There is a lot of fear and anxiety about what happens next in many cities where protesters are taking to the streets. In Seattle, businesses are bracing for potential violence following the Chauvin verdict.
"It’s pressing the repeat button. They’ve already alerted us that they’re going to board up the building in anticipation for what happens possibly tomorrow, the next day. We don’t know when that decision is going to come down," said Joey Rodolfo, owner of Buki Brand.
Business owners like Rodolfo said they can't forget what happened downtown in May 2020, when a peaceful protest honoring George Floyd was taken over by rioters who attacked police, smashed windows and looted businesses. Buki Brand was one of the dozens of businesses ruined.
"Our store was right in the line of fire. People were pulling computers out, throwing our inventory out in the streets, throwing our mannequins out. So our store got decimated, rocks through the windows," said Roldolfo.
For weeks, Rodolfo’s business was boarded up as his team tried to recover from damages and lost revenue. He said he fears history will repeat itself once the Chauvin trial ends. As he plans for what might happen, Rodolfo is thinking of a permanent solution.
"Once we get boarded up again, the final decision is 'let’s go ahead and shut it down. Let’s go ahead and shut it down,' and that’s where we are right now. After getting today’s notice that the building is going to be boarded up again, there’s no sense, there’s no sense," said Rodolfo.
Directors with the Downtown Seattle Association said they are working closely with the Seattle Police Department to be notified of any planned marches and impacts to downtown. Directors said they will communicate with business owners and residents as they learn more from police.
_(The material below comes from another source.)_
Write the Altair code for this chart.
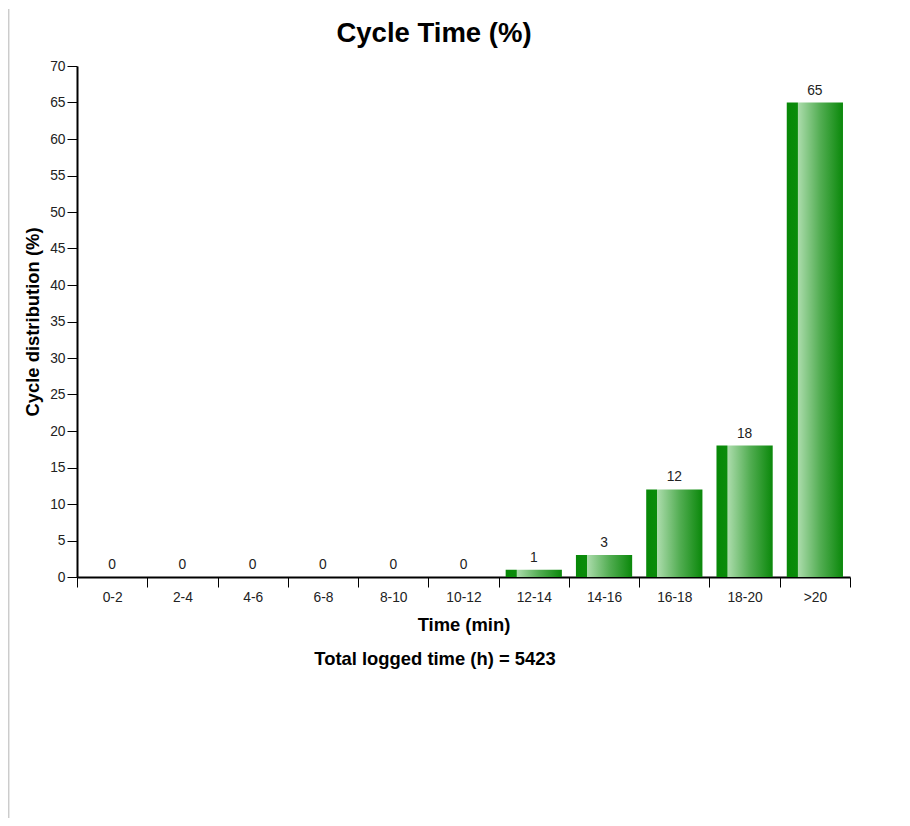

"Like others across the country, we’re paying close attention to the Derek Chauvin trial and anticipating a verdict as early as this week. Downtowns have always been a place where people come to exercise their rights to free speech, and we fully support those who choose to come downtown to march, protest and make their voices heard peacefully," a representative with Downtown Seattle Association said.
Rodolfo said he is concerned the heads-up from the association won’t be enough for the community still recovering from last year.
"This happened because of no leadership. And the fact that our police department was given a stand-down order, they were never allowed to do their jobs or protect law-abiding citizens like ourselves. Here we are, taxpayers, having to take this in the chin," said Rodolfo. "The mayor’s not bringing any traffic downtown with no conventions, no cruise ships. Everybody been scared to come downtown. What’s the point of trying to run a business in Seattle? There’s no point."
With no hope for his corner boutique surviving another riot, Rodolfo said he believes it is time to pack up.
"We are going to start moving our merchandise out. There’s no sense in staying in there, there’s no light at the end of the tunnel, at least not any time soon. So it’s time. It’s time to make that difficult decision to move out of downtown Seattle altogether," said Rodolfo.
The Bellevue Police Department also has an operations plan in place in case there are riots in the city. The department’s public information officer said their staffing portal will be locked down so that no staff take time off when responding to riots. The department’s data analysts are monitoring social media for any chatter. The public information officer said they have not seen or heard any indicators about riots in Bellevue thus far.